The Verit View – January 2017
A Shifting M&A Environment: How To Avoid Earn-Outs
The Verit View is that, in times of growing economic uncertainty, the perceptions of would-be buyers and sellers of companies tend to diverge, and now is such a time, presenting business owners with both risk and opportunity.
An excess of capital, and the favorable benchmark of rising public company valuations, have pushed middle market acquisition multiples up. But now comes possible upheaval: higher interest rates; anti-trade sentiment in the U.S. and abroad that could dampen growth; inflationary rumblings; and the reality that the bull market is long-in-the-tooth.
Earn-outs, used to bridge the expectations of buyers and sellers, could thus become more prevalent, as acquirers seek to hedge their bets. Verit believes that business owners, through advance planning and thoughtful transaction execution, can minimize (or eliminate) the impact of an earn-out.
SRS/Acquiom, a firm that manages M&A escrows, found that from 2012 to 2015 between 12% and 19% of non-life sciences transactions involved an earn-out (life sciences deals typically are more reliant on earn-outs).
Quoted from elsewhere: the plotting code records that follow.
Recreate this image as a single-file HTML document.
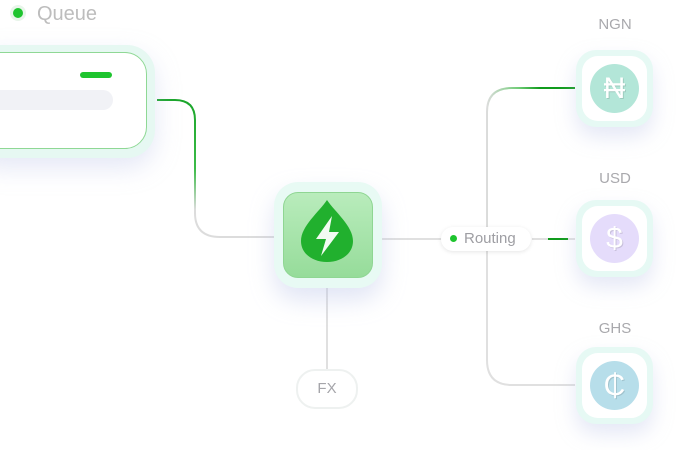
<!DOCTYPE html>
<html><head><style>
body{margin:0;width:682px;height:450px;background:#fff;overflow:hidden;position:relative;font-family:"Liberation Sans",sans-serif}
.abs{position:absolute}
.lbl{color:#a9a9ad;font-size:15px;text-align:center;width:60px}
.node{position:absolute;width:77px;height:77px;border-radius:20px;background:#e6f9f4;box-shadow:0 10px 20px rgba(180,190,230,.35)}
.node .in{position:absolute;left:6px;top:6px;width:65px;height:65px;border-radius:16px;background:#fff}
.node .c{position:absolute;left:14px;top:14px;width:49px;height:49px;border-radius:50%;color:#fff;font-size:30px;text-align:center;line-height:49px;text-shadow:1px 1px 0 rgba(0,0,0,.12)}
</style></head><body>
<svg class="abs" style="left:0;top:0" width="682" height="450">
<defs>
<linearGradient id="g1" x1="0" y1="100" x2="0" y2="237" gradientUnits="userSpaceOnUse">
<stop offset="0" stop-color="#1aa52a"/><stop offset=".5" stop-color="#3cbb48"/><stop offset=".8" stop-color="#dcdcdc"/><stop offset="1" stop-color="#dcdcdc"/></linearGradient>
<linearGradient id="g2" x1="487" y1="0" x2="540" y2="0" gradientUnits="userSpaceOnUse">
<stop offset="0" stop-color="#dcdcdc"/><stop offset=".6" stop-color="#6fcc76"/><stop offset="1" stop-color="#109b1c"/></linearGradient>
</defs>
<path d="M157 100 H175 Q195 100 195 120 V213 Q195 237 220 237 H275" fill="none" stroke="url(#g1)" stroke-width="2"/>
<path d="M382 239 H442" stroke="#e0e0e0" stroke-width="2"/>
<path d="M532 239 H575" stroke="#e0e0e0" stroke-width="2"/>
<path d="M548 239 H568" stroke="#109b1c" stroke-width="2"/>
<path d="M487 228 V112 Q487 88 512 88 H575" fill="none" stroke="url(#g2)" stroke-width="2"/>
<path d="M487 251 V360 Q487 385 512 385 H575" fill="none" stroke="#e0e0e0" stroke-width="2"/>
<path d="M327 288 V370" stroke="#e0e0e0" stroke-width="2"/>
</svg>
<div class="abs" style="left:10px;top:5px;width:16px;height:16px;border-radius:50%;background:#e8f5ea"></div>
<div class="abs" style="left:13px;top:8px;width:10px;height:10px;border-radius:50%;background:#1ec42e"></div>
<div class="abs" style="left:37px;top:3px;font-size:20px;color:#bdbdbd">Queue</div>
<div class="abs" style="left:-30px;top:45px;width:185px;height:113px;border-radius:28px;background:#e6f8f2;box-shadow:0 10px 25px rgba(180,190,230,.35)"></div>
<div class="abs" style="left:-30px;top:52px;width:175px;height:95px;border-radius:22px;background:#fff;border:1px solid #8fd895"></div>
<div class="abs" style="left:80px;top:72px;width:32px;height:6px;border-radius:3px;background:#1ec42e"></div>
<div class="abs" style="left:-10px;top:90px;width:123px;height:20px;border-radius:10px;background:#f1f2f6"></div>
<div class="abs" style="left:274px;top:182px;width:108px;height:106px;border-radius:24px;background:#e8faf4;box-shadow:0 12px 24px rgba(180,190,230,.4)"></div>
<div class="abs" style="left:283px;top:192px;width:88px;height:84px;border-radius:15px;background:linear-gradient(#b9ecbc,#96dc9a);border:1px solid #8fd693"></div>
<svg class="abs" style="left:300px;top:199px" width="56" height="66"><path d="M27 1 C35 13 53 27 53 42 C53 55 41 63 27 63 C13 63 1 55 1 42 C1 27 19 13 27 1Z" fill="#21b02e"/><path d="M32 17 L16 40 H26 L21 57 L39 33 H29 Z" fill="#f2fbf2"/></svg>
<div class="abs" style="left:441px;top:227px;width:90px;height:24px;border-radius:12px;background:#fff;box-shadow:0 1px 4px rgba(0,0,0,.1)"></div>
<div class="abs" style="left:450px;top:235px;width:7px;height:7px;border-radius:50%;background:#1ec42e"></div>
<div class="abs" style="left:464px;top:230px;font-size:15px;color:#9e9ea3">Routing</div>
<div class="abs" style="left:296px;top:369px;width:58px;height:36px;border-radius:19px;border:2px solid #eef1f0;background:#fff;text-align:center;line-height:36px;font-size:15px;color:#a5a5aa">FX</div>
<div class="abs lbl" style="left:585px;top:16px">NGN</div>
<div class="abs lbl" style="left:585px;top:170px">USD</div>
<div class="abs lbl" style="left:585px;top:320px">GHS</div>
<div class="node" style="left:576px;top:50px"><div class="in"></div><div class="c" style="background:#b3e6d8">₦</div></div>
<div class="node" style="left:576px;top:200px"><div class="in"></div><div class="c" style="background:#e5dcfb">$</div></div>
<div class="node" style="left:576px;top:347px"><div class="in"></div><div class="c" style="background:#b7deea">₵</div></div>
</body></html>
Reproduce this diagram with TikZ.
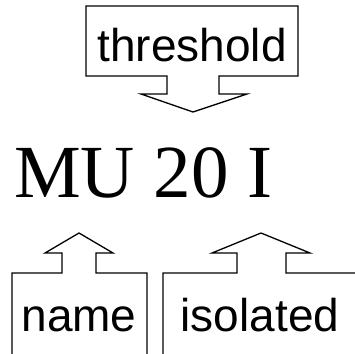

The study is based on 735 private transactions with combined value of $137 billion.
How long do owners wait to get paid? About one-quarter of the earn-outs had a term of a year or less; nearly half had terms of one-to-two years; and the remainder had longer terms. And how well did buyers and sellers forecast? About half the deals, SRS/Acquiom found in a separate study, met their benchmarks.
The size of earn-outs varies widely and, given the small sample, these particular SRS/Acquiom numbers should be looked at as anecdotal. Median earn-out potential in non-life sciences deals ranged from 25% of the amount paid at closing, for 2014 deals, to a high of 53% for 2015 deals.
So, if you’re a business owner formulating an exit strategy, and you project significant growth, you should expect potential buyers to propose a sizable and potentially lengthy earn-out. You can also expect potentially difficult talks with the acquirer when earn-out payments become due.
At Verit, we work with clients long-term to combat these frustrations. To increase your chances of selling without an earn-out, manage today with a future exit in mind. That includes creating and maintaining financial statements and other records easily understood by outsiders; poor corporate housekeeping causes doubts in buyers’ minds.
What’s more, the founder or key person needs over time to make him/herself less than indispensible. That means building a senior team with a full grasp of the business, exposed to all crucial constituents, including customers. One also wants diversity of customers to make sales more reliable in a buyer’s eyes.
Choosing employee ownership as your exit strategy could help you avoid an earn-out entirely. Beginning with a partial sale, say 30% to an Employee Stock Ownership Plan, or ESOP, while continuing to run the company, you remain in control but have established a bona fide buyer who knows and trusts you. Selling the remaining stake over time – on your schedule – can in all likelihood be done without an onerous earn-out. ESOPs also offer tax treatments that can make a sale more profitable than one to private equity.
If, despite good planning, you wind up with a third-party buyer who insists on an earn-out, Verit’s standard advice includes: Be honest with yourself about the company’s prospects, even if the deal values it at the top end of your range. During the earn-out period, build a relationship with the buyer. Disputes are likelier when buyer and seller don’t know each other, SRS/Acquiom reports.
If you’re on the job, don’t let up. Keep your team intact. These years may be crucial to your ultimate net worth. Should disputes arise, negotiate hard. Many initial claims by buyers seeking to deny earn-outs (or to assert other post-closing claims) are beaten back in negotiation or in formal dispute resolution channels.
Preparation and careful consideration of potential buyers can help you avoid earn-out headaches.